# Creativity Challenge: Create My Watermark!



## FlightClub (Aug 28, 2012)

Delete


----------



## gsgary (Aug 28, 2012)

Don't think you will get any takers


----------



## FlightClub (Aug 28, 2012)

I'm skeptical but I just thought I would put it out there


----------



## mommyof4qteez (Sep 17, 2012)

Make it yourself in ps...super easy and there's about a million tutorials on youtube


----------



## FlightClub (Sep 17, 2012)

Yeah i made this a while ago, I made my own


----------



## 412 Burgh (Sep 17, 2012)

give me 10 minutes...no really.


----------



## 412 Burgh (Sep 17, 2012)

Game Changing watermark you have here.... You can thank me later.
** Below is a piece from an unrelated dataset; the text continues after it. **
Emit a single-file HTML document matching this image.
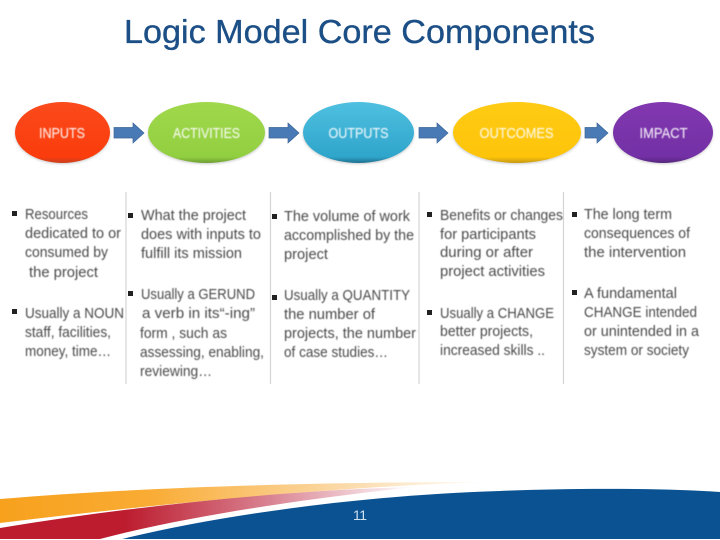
<!DOCTYPE html>
<html>
<head>
<meta charset="utf-8">
<style>
html,body{margin:0;padding:0;background:#fff;width:720px;height:540px;overflow:hidden}
svg{display:block}
.t{font-family:"Liberation Sans",sans-serif;font-size:14.5px;fill:#4a4a4a}
.l{font-family:"Liberation Sans",sans-serif;font-size:15px;fill:#fff;fill-opacity:.85;stroke:#fff;stroke-opacity:.5;stroke-width:.3;text-anchor:middle}
</style>
</head>
<body>
<svg width="720" height="540" viewBox="0 0 720 540" xmlns="http://www.w3.org/2000/svg">
<defs>
<linearGradient id="go" x1="0" x2="1" y1="0" y2="0"><stop offset="0" stop-color="#f7a11d"/><stop offset=".3" stop-color="#f9ab33"/><stop offset=".72" stop-color="#fbdcae"/><stop offset="1" stop-color="#fff"/></linearGradient>
<linearGradient id="gr" x1="0" x2="1" y1="0" y2="0"><stop offset="0" stop-color="#bc1c2e"/><stop offset=".3" stop-color="#bc1c2e"/><stop offset=".65" stop-color="#d98392"/><stop offset="1" stop-color="#fff"/></linearGradient>
<linearGradient id="e1" x1="0" x2="0" y1="0" y2="1"><stop offset="0" stop-color="#fb4a1c"/><stop offset=".9" stop-color="#fb3c0c"/><stop offset="1" stop-color="#c8401f"/></linearGradient>
<linearGradient id="e2" x1="0" x2="0" y1="0" y2="1"><stop offset="0" stop-color="#a0d84c"/><stop offset=".9" stop-color="#92cf40"/><stop offset="1" stop-color="#6f9e35"/></linearGradient>
<linearGradient id="e3" x1="0" x2="0" y1="0" y2="1"><stop offset="0" stop-color="#4fc0e0"/><stop offset=".9" stop-color="#2fa5cb"/><stop offset="1" stop-color="#20708f"/></linearGradient>
<linearGradient id="e4" x1="0" x2="0" y1="0" y2="1"><stop offset="0" stop-color="#ffcb14"/><stop offset=".9" stop-color="#fdc40a"/><stop offset="1" stop-color="#c79a12"/></linearGradient>
<linearGradient id="e5" x1="0" x2="0" y1="0" y2="1"><stop offset="0" stop-color="#8238b0"/><stop offset=".9" stop-color="#7330a5"/><stop offset="1" stop-color="#55257a"/></linearGradient>
<filter id="b" x="-5%" y="-5%" width="110%" height="110%"><feGaussianBlur stdDeviation="0.4"/></filter>
<filter id="s" x="-10%" y="-10%" width="120%" height="125%"><feGaussianBlur stdDeviation="1.2"/></filter>
</defs>

<text x="124" y="43" font-family="Liberation Sans, sans-serif" font-size="33" fill="#1c4f86" stroke="#1c4f86" stroke-width=".35" textLength="471" lengthAdjust="spacingAndGlyphs">Logic Model Core Components</text>

<!-- ellipses -->
<g fill="#999" opacity=".5" filter="url(#s)">
<ellipse cx="62.5" cy="134" rx="47.5" ry="30"/>
<ellipse cx="206.500" cy="134" rx="58.500" ry="30"/>
<ellipse cx="358.500" cy="134" rx="55.500" ry="30"/>
<ellipse cx="517" cy="134" rx="64" ry="30"/>
<ellipse cx="663" cy="134" rx="50" ry="30"/>
</g>
<ellipse cx="62.500" cy="132.500" rx="47.500" ry="30.500" fill="url(#e1)"/>
<ellipse cx="206.500" cy="132.500" rx="58.500" ry="30.500" fill="url(#e2)"/>
<ellipse cx="358.500" cy="132.500" rx="55.500" ry="30.500" fill="url(#e3)"/>
<ellipse cx="517" cy="132.500" rx="64" ry="30.500" fill="url(#e4)"/>
<ellipse cx="663" cy="132.500" rx="50" ry="30.500" fill="url(#e5)"/>

<g filter="url(#b)">
<text class="l" x="62" y="138" textLength="46" lengthAdjust="spacingAndGlyphs">INPUTS</text>
<text class="l" x="206.500" y="138" textLength="67" lengthAdjust="spacingAndGlyphs">ACTIVITIES</text>
<text class="l" x="358.500" y="138" textLength="60" lengthAdjust="spacingAndGlyphs">OUTPUTS</text>
<text class="l" x="516.500" y="138" textLength="74" lengthAdjust="spacingAndGlyphs">OUTCOMES</text>
<text class="l" x="663.500" y="138" textLength="48" lengthAdjust="spacingAndGlyphs">IMPACT</text>
</g>

<!-- arrows -->
<g fill="#4a7ab5" stroke="#3a6496" stroke-width=".7">
<polygon points="114,127.500 133,127.500 133,123 144,133 133,143 133,138 114,138"/>
<polygon points="269,127.500 288,127.500 288,123 299,133 288,143 288,138 269,138"/>
<polygon points="419,127.500 437,127.500 437,123 448,133 437,143 437,138 419,138"/>
<polygon points="585,127.500 597,127.500 597,123 608,133 597,143 597,138 585,138"/>
</g>

<!-- separators -->
<g stroke="#d4d4d4" stroke-width="1.2">
<line x1="126" y1="192" x2="126" y2="384"/>
<line x1="270.500" y1="192" x2="270.500" y2="384"/>
<line x1="419" y1="192" x2="419" y2="384"/>
<line x1="563.500" y1="192" x2="563.500" y2="384"/>
</g>

<!-- bullets -->
<g fill="#222">
<rect x="12" y="211" width="5" height="5"/>
<rect x="12" y="309" width="5" height="5"/>
<rect x="128" y="213" width="5" height="5"/>
<rect x="128" y="291" width="5" height="5"/>
<rect x="272" y="214" width="5" height="5"/>
<rect x="272" y="295" width="5" height="5"/>
<rect x="427" y="212" width="5" height="5"/>
<rect x="427" y="310" width="5" height="5"/>
<rect x="572" y="212" width="5" height="5"/>
<rect x="572" y="290" width="5" height="5"/>
</g>

<g filter="url(#b)">
<text class="t" x="25" y="219" textLength="63" lengthAdjust="spacingAndGlyphs">Resources</text>
<text class="t" x="25" y="238" textLength="96" lengthAdjust="spacingAndGlyphs">dedicated to or</text>
<text class="t" x="25" y="257" textLength="83" lengthAdjust="spacingAndGlyphs">consumed by</text>
<text class="t" x="29" y="277" textLength="69" lengthAdjust="spacingAndGlyphs">the project</text>
<text class="t" x="25" y="318" textLength="99" lengthAdjust="spacingAndGlyphs">Usually a NOUN</text>
<text class="t" x="25" y="337" textLength="86" lengthAdjust="spacingAndGlyphs">staff, facilities,</text>
<text class="t" x="25" y="356" textLength="86" lengthAdjust="spacingAndGlyphs">money, time…</text>

<text class="t" x="141" y="220" textLength="105" lengthAdjust="spacingAndGlyphs">What the project</text>
<text class="t" x="141" y="239" textLength="120" lengthAdjust="spacingAndGlyphs">does with inputs to</text>
<text class="t" x="141" y="258" textLength="101" lengthAdjust="spacingAndGlyphs">fulfill its mission</text>
<text class="t" x="141" y="299" textLength="114" lengthAdjust="spacingAndGlyphs">Usually a GERUND</text>
<text class="t" x="142" y="318" textLength="113" lengthAdjust="spacingAndGlyphs">a verb  in its“-ing”</text>
<text class="t" x="140" y="338" textLength="87" lengthAdjust="spacingAndGlyphs">form , such as</text>
<text class="t" x="140" y="357" textLength="124" lengthAdjust="spacingAndGlyphs">assessing, enabling,</text>
<text class="t" x="140" y="376" textLength="72" lengthAdjust="spacingAndGlyphs">reviewing…</text>

<text class="t" x="284" y="221" textLength="126" lengthAdjust="spacingAndGlyphs">The volume of work</text>
<text class="t" x="284" y="240" textLength="130" lengthAdjust="spacingAndGlyphs">accomplished by the</text>
<text class="t" x="284" y="259" textLength="44" lengthAdjust="spacingAndGlyphs">project</text>
<text class="t" x="284" y="300" textLength="126" lengthAdjust="spacingAndGlyphs">Usually a QUANTITY</text>
<text class="t" x="284" y="319" textLength="91" lengthAdjust="spacingAndGlyphs">the number of</text>
<text class="t" x="284" y="338" textLength="132" lengthAdjust="spacingAndGlyphs">projects, the number</text>
<text class="t" x="284" y="357" textLength="104" lengthAdjust="spacingAndGlyphs">of case studies…</text>

<text class="t" x="440" y="220" textLength="123" lengthAdjust="spacingAndGlyphs">Benefits or changes</text>
<text class="t" x="440" y="239" textLength="96" lengthAdjust="spacingAndGlyphs">for participants</text>
<text class="t" x="440" y="257" textLength="93" lengthAdjust="spacingAndGlyphs">during or after</text>
<text class="t" x="440" y="276" textLength="105" lengthAdjust="spacingAndGlyphs">project activities</text>
<text class="t" x="440" y="318" textLength="114" lengthAdjust="spacingAndGlyphs">Usually a CHANGE</text>
<text class="t" x="440" y="336" textLength="93" lengthAdjust="spacingAndGlyphs">better projects,</text>
<text class="t" x="440" y="355" textLength="105" lengthAdjust="spacingAndGlyphs">increased skills ..</text>

<text class="t" x="584" y="219" textLength="88" lengthAdjust="spacingAndGlyphs">The long term</text>
<text class="t" x="584" y="238" textLength="106" lengthAdjust="spacingAndGlyphs">consequences  of</text>
<text class="t" x="584" y="257" textLength="102" lengthAdjust="spacingAndGlyphs">the intervention</text>
<text class="t" x="584" y="298" textLength="93" lengthAdjust="spacingAndGlyphs">A fundamental</text>
<text class="t" x="584" y="317" textLength="113" lengthAdjust="spacingAndGlyphs">CHANGE intended</text>
<text class="t" x="584" y="336" textLength="115" lengthAdjust="spacingAndGlyphs">or unintended in a</text>
<text class="t" x="584" y="355" textLength="105" lengthAdjust="spacingAndGlyphs">system or society</text>
</g>

<!-- footer swoosh -->
<path d="M0,499 C130,488 300,482 490,482 C370,485 190,500 0,523 Z" fill="url(#go)"/>
<path d="M0,528 C140,505 290,490 415,487 C320,497 190,515 100,539 L0,539 Z" fill="url(#gr)"/>
<path d="M122,539 C230,513 370,495 500,491 C570,488 660,488 720,492 L720,539 Z" fill="#0b5292"/>

<text x="353" y="520" font-family="Liberation Sans, sans-serif" font-size="14" fill="#cfe0ef" textLength="14" lengthAdjust="spacing">11</text>
</svg>
</body>
</html>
It took a total of 2 mins to make.


----------



## 480sparky (Sep 17, 2012)

*X*


----------



## 2WheelPhoto (Sep 17, 2012)

Man wow a thread full of win right here


----------



## mommyof4qteez (Sep 18, 2012)

412 Burgh said:
			
		

> Game Changing watermark you have here.... You can thank me later. It took a total of 2 mins to make.



Bahaha!! Dang, I needed this laugh today..thanks!!


----------